I’m not Indian. I never have been. That much is obvious to people in India, who found me so obviously foreign that they didn’t even imagine I could have an Indian name. But it seems less obvious to people here in my homelands – the only places that have ever been mine – who are now being told to set up a distinction between themselves as “white” and me as “non-white” (or worse, a “person of colour”), and therefore mark me as no longer one of them. My culture, which also raised the other Asian-Canadian kids I grew up with, is not the culture of ADOS, just as it is not the culture of Québec francophones or of non-English-speaking immigrant enclaves; I generally refer to it as “mainstream” Canadian or North American culture to indicate its difference from such other rich cultures that share this continent.

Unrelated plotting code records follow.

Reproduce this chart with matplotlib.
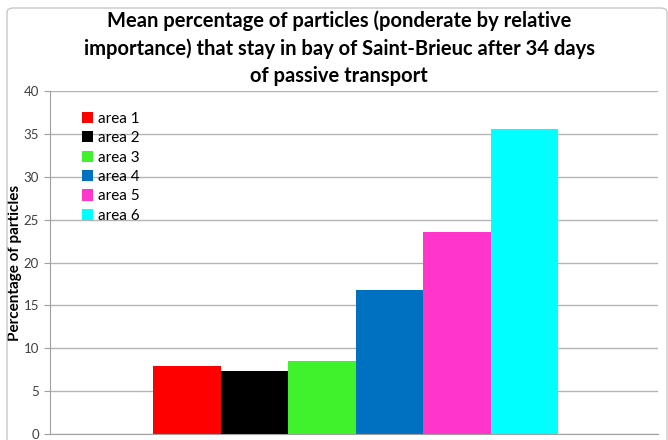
import matplotlib
matplotlib.use("Agg")
import matplotlib.pyplot as plt
from matplotlib.patches import FancyBboxPatch

# mean percentage of particles retained in the bay, one bar per release area
areas = ["area 1", "area 2", "area 3", "area 4", "area 5", "area 6"]
pourcentage = [7.88, 7.38, 8.54, 16.85, 23.54, 35.58]
couleurs = ["#ff0000", "#000000", "#40f22c", "#0070c0", "#ff35cc", "#00ffff"]

titre = ("Mean percentage of particles (ponderate by relative\n"
         "importance) that stay in bay of Saint-Brieuc after 34 days\n"
         "of passive transport")

plt.rcParams["font.family"] = ["Lato", "DejaVu Sans"]

fig = plt.figure(figsize=(6.68, 4.40), dpi=100)
ax = fig.add_axes([50 / 668, 1 - 434 / 440, 608 / 668, 343 / 440])

for i, (nom, val, c) in enumerate(zip(areas, pourcentage, couleurs)):
    ax.bar(i, val, width=1.0, color=c, label=nom, zorder=2)

ax.set_xlim(-2.03, 6.98)
ax.set_ylim(0, 40)
ax.set_yticks(range(0, 41, 5))
ax.set_xticks([])
ax.grid(axis="y", color="#b4b4b4", linewidth=1.0, zorder=0)
ax.tick_params(axis="y", length=4, color="#a0a0a0", labelsize=9.5,
               labelcolor="#404040", pad=4)

for cote in ["top", "right"]:
    ax.spines[cote].set_visible(False)
ax.spines["left"].set_color("#a0a0a0")
ax.spines["bottom"].set_color("#a0a0a0")

ax.set_ylabel("Percentage of particles", fontsize=11, fontweight="bold",
              labelpad=1)

ax.legend(loc="upper left", bbox_to_anchor=(0.042, 0.957), frameon=False,
          fontsize=11, handlelength=0.75, handleheight=0.75,
          handletextpad=0.35, labelspacing=0.35, borderaxespad=0)

fig.text(339 / 668, 1 - 48 / 440, titre, ha="center", va="center",
         fontsize=14.5, fontweight="bold", linespacing=1.45)

# light frame around the whole chart area
cadre = FancyBboxPatch((7 / 668, -0.05), 660 / 668, 1.05 - 8 / 440,
                       boxstyle="round,pad=0,rounding_size=0.01",
                       transform=fig.transFigure, facecolor="none",
                       edgecolor="#c8c8c8", linewidth=1.0)
fig.patches.append(cadre)

fig.savefig("out.png", dpi=100)
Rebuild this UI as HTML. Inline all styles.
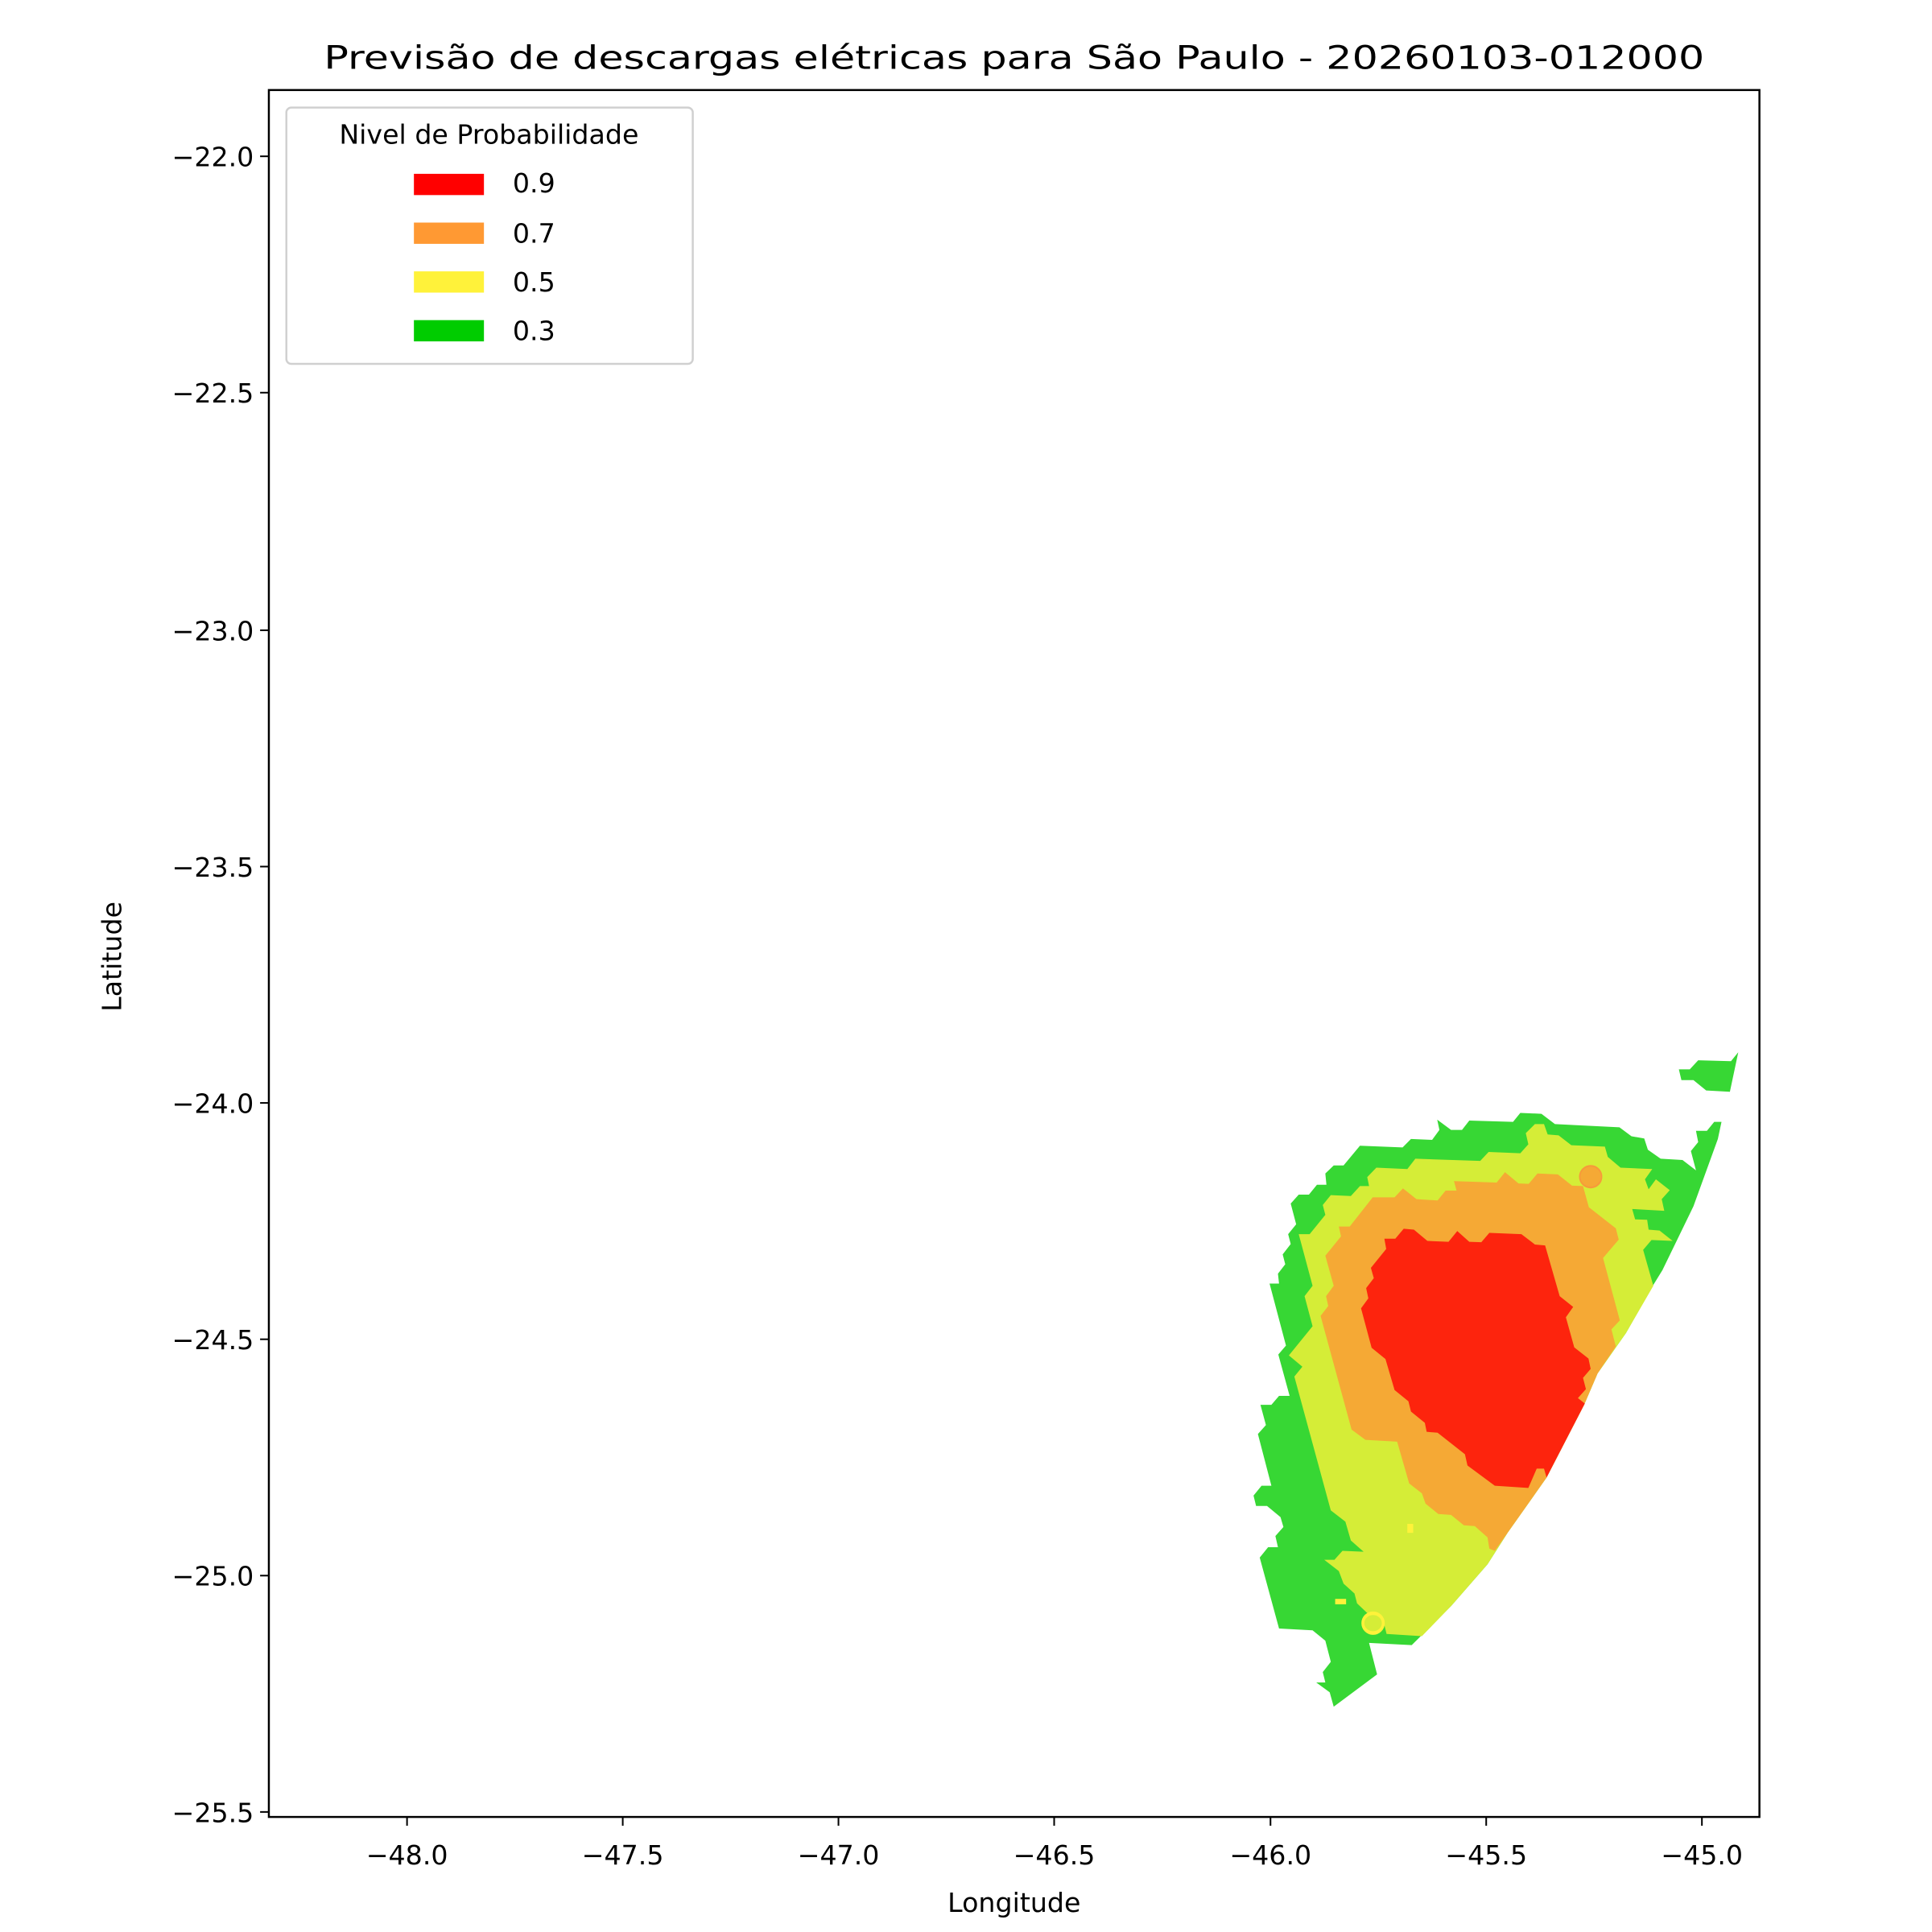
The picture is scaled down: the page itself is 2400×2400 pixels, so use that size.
<!DOCTYPE html>
<html><head><meta charset="utf-8"><style>html,body{margin:0;padding:0;background:#fff}svg{display:block}</style></head>
<body>
<svg xmlns="http://www.w3.org/2000/svg" width="2400" height="2400" viewBox="0 0 1545 1545" font-family="DejaVu Sans, Liberation Sans, sans-serif">
<rect width="1545" height="1545" fill="#fff"/>
<g transform="translate(979.7,828.9) scale(0.29146,0.35920)">
<polygon fill="#37d734" points="180,372 202,352 230,352 252,330 278,330 275,305 298,287 325,287 370,243 487,247 510,228 568,230 588,208 582,185 620,208 650,208 670,187 790,190 810,170 868,172 905,195 1082,202 1115,222 1150,227 1160,252 1195,272 1255,275 1292,298 1278,255 1298,235 1292,210 1322,210 1342,190 1362,190 1352,228 1285,378 1200,520 1175,553 1100,660 1022,750 985,820 882,982 775,1105 720,1175 620,1268 512,1355 395,1350 417,1420 298,1492 287,1460 250,1438 275,1438 268,1415 290,1392 275,1345 240,1322 148,1318 95,1160 118,1137 145,1137 138,1112 160,1092 152,1070 115,1045 85,1045 78,1022 100,1000 127,1000 90,885 112,865 97,820 127,820 148,800 177,800 146,708 167,688 122,550 148,550 145,528 165,507 158,485 180,462 173,440 195,418"/>
<polygon fill="#37d734" points="1245,73 1275,73 1298,53 1388,55 1408,35 1385,123 1320,120 1285,97 1252,97"/>
<polygon fill="#d5ed37" points="202,440 232,440 275,397 268,375 290,353 345,355 370,333 395,333 390,313 415,292 500,295 522,272 700,277 723,257 810,260 832,240 825,215 850,195 875,195 885,218 915,220 950,242 1042,245 1050,268 1085,292 1172,295 1152,318 1162,340 1182,318 1220,342 1198,362 1205,388 1117,384 1125,407 1158,408 1162,430 1192,432 1228,455 1170,453 1147,475 1175,555 1100,660 1022,750 985,820 882,982 775,1105 720,1175 620,1268 540,1335 443,1330 437,1310 405,1285 392,1285 362,1262 355,1240 325,1218 312,1190 272,1165 300,1165 322,1145 380,1147 345,1122 330,1080 290,1055 190,757 212,735 175,710 240,645 218,578 240,555"/>
<polygon fill="#f5a935" points="275,488 318,445 312,423 342,423 405,358 465,358 488,338 525,362 583,365 605,343 635,343 628,322 745,325 768,302 805,327 833,328 857,305 913,307 952,332 982,333 998,380 1072,427 1080,452 1037,493 1083,632 1060,652 1072,690 1022,750 985,820 882,982 775,1105 740,1145 725,1140 720,1115 685,1090 655,1088 620,1065 585,1063 550,1040 540,1017 505,995 472,902 385,898 347,875 262,622 283,600 277,578 298,555"/>
<polygon fill="#fd240d" points="442,473 437,450 467,450 490,428 518,430 555,455 613,457 637,433 670,457 703,458 725,437 813,440 850,463 878,465 918,578 955,602 935,625 958,692 997,717 1003,740 982,760 990,785 968,805 987,817 882,982 875,962 855,962 832,1005 740,1000 665,955 658,930 583,882 553,880 548,860 510,835 503,812 465,787 440,718 402,693 373,605 393,583 387,560 408,538 400,515"/>
<ellipse cx="1003" cy="312" rx="30" ry="24" fill="#f5a935" stroke="#f79a3a" stroke-width="4"/>
<ellipse cx="406" cy="1306" rx="28" ry="22" fill="#d5ed37" stroke="#fff23a" stroke-width="8"/>
<rect x="500" y="1085" width="16" height="20" fill="#fff23a"/>
<rect x="302" y="1252" width="30" height="12" fill="#fff23a"/>
</g>
<rect x="215" y="72" width="1192" height="1381" fill="none" stroke="#000" stroke-width="1.6"/>
<g stroke="#000" stroke-width="1.3">
<line x1="325.5" y1="1453" x2="325.5" y2="1460"/><line x1="498" y1="1453" x2="498" y2="1460"/><line x1="670.5" y1="1453" x2="670.5" y2="1460"/><line x1="843" y1="1453" x2="843" y2="1460"/><line x1="1016" y1="1453" x2="1016" y2="1460"/><line x1="1188.5" y1="1453" x2="1188.5" y2="1460"/><line x1="1361" y1="1453" x2="1361" y2="1460"/>
<line x1="208" y1="125" x2="215" y2="125"/><line x1="208" y1="314" x2="215" y2="314"/><line x1="208" y1="504" x2="215" y2="504"/><line x1="208" y1="693" x2="215" y2="693"/><line x1="208" y1="882" x2="215" y2="882"/><line x1="208" y1="1071" x2="215" y2="1071"/><line x1="208" y1="1260" x2="215" y2="1260"/><line x1="208" y1="1449" x2="215" y2="1449"/>
</g>
<g font-size="21.4" fill="#000" text-anchor="middle">
<text x="325.5" y="1491">−48.0</text><text x="498" y="1491">−47.5</text><text x="670.5" y="1491">−47.0</text><text x="843" y="1491">−46.5</text><text x="1016" y="1491">−46.0</text><text x="1188.5" y="1491">−45.5</text><text x="1361" y="1491">−45.0</text>
</g>
<g font-size="21.4" fill="#000" text-anchor="end">
<text x="203" y="133">−22.0</text><text x="203" y="322">−22.5</text><text x="203" y="512">−23.0</text><text x="203" y="701">−23.5</text><text x="203" y="890">−24.0</text><text x="203" y="1079">−24.5</text><text x="203" y="1268">−25.0</text><text x="203" y="1457">−25.5</text>
</g>
<text x="811" y="1529" font-size="21.4" text-anchor="middle">Longitude</text>
<text transform="translate(97,765) rotate(-90)" font-size="21.4" text-anchor="middle">Latitude</text>
<text x="811" y="55" font-size="25.7" text-anchor="middle" textLength="1104" lengthAdjust="spacingAndGlyphs">Previsão de descargas elétricas para São Paulo - 20260103-012000</text>
<rect x="229" y="86" width="325" height="205" rx="4" fill="#fff" fill-opacity="0.8" stroke="#d0d0d0" stroke-width="1.6"/>
<text x="391" y="115" font-size="21.4" text-anchor="middle">Nivel de Probabilidade</text>
<rect x="331" y="139" width="56" height="17" fill="#ff0000"/>
<rect x="331" y="178" width="56" height="17" fill="#ff9933"/>
<rect x="331" y="217" width="56" height="17" fill="#fff23a"/>
<rect x="331" y="256" width="56" height="17" fill="#00cc00"/>
<g font-size="21.4"><text x="410" y="154">0.9</text><text x="410" y="194">0.7</text><text x="410" y="233">0.5</text><text x="410" y="272">0.3</text></g>
</svg>
</body></html>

Maybe “mainstream” is not the best term – anglophone also covers most of it, except its difference from ADOS – but if you call this multiracial culture white (and me not), you are telling me I don’t really belong in the only culture that has ever been mine.

Now while many of my Indian family are Hindu nationalists (and sometimes outright rednecked in their prejudices in a way I’ve never seen in my Canadian family), they’ve fortunately never tried to ask me to support those causes that I despise. I imagine they’d already got the hint from my Marxist father, who was as staunch a foe of Hindu nationalism as you’ll ever find. But there have still been Hindu nationalists online who have looked at my name and expected that I should be a supporter of their cause, outraged to find that I would defend scholarship they didn’t like. First they sent me private emails calling me “fellow Indian” in the hopes that I would sign on to their cancel culture, and when that didn’t work they called me a “sepoy in training”. They have a lot in common with the canvasser in “The House Of Orange”.

And so I feel a powerful kinship with the song’s narrator, who defies the canvasser’s wish that he support his ancestors’ murderous civil war. He knows, as I do, that he is not his ancestors, and they do not define him. My ancestors – both the white and the Indian, mind you – have helped make me who I am, but a far greater role has been played by my world, this world, the mainstream North American world where I come from and where I will always belong.

I am an immigrant, yes – from Canada to the United States. I absolutely feel the conflicts that most immigrants do, about belonging to two different worlds – but they’re conflicts between those two worlds, the Canadian and the American, in a way that the Ugly Canadians make unusually painful right now. It’s not about India – or for that matter about Scotland, for that rare breed who can imagine that one’s white ancestry might actually matter.

For that reason, I felt a similar resonant spark when the Muscogee professor Joey Miller described the land-based nature of Native American philosophies – in part because the two places I come from are not that far apart from each other, despite crossing an international boundary. I am of Northeastern North America, the land stretching from the Laurentian basin to the Eastern Seaboard, from Montréal to New York, the land containing both my native Kingston and my adopted home of Somerville, the land where I have spent all but a small few of my fifty years. One way or another I come from here, from northeastern North America, and its flora and fauna and seasons – as people of indigenous ancestry did before there was a border, as they still do. This continent is my place, my only place, as it is for Miller. I have complex and conflicted feelings about my Canadian and American identities, for sure – but I can still say, with all my heart, that I have given that heart to the place I was born.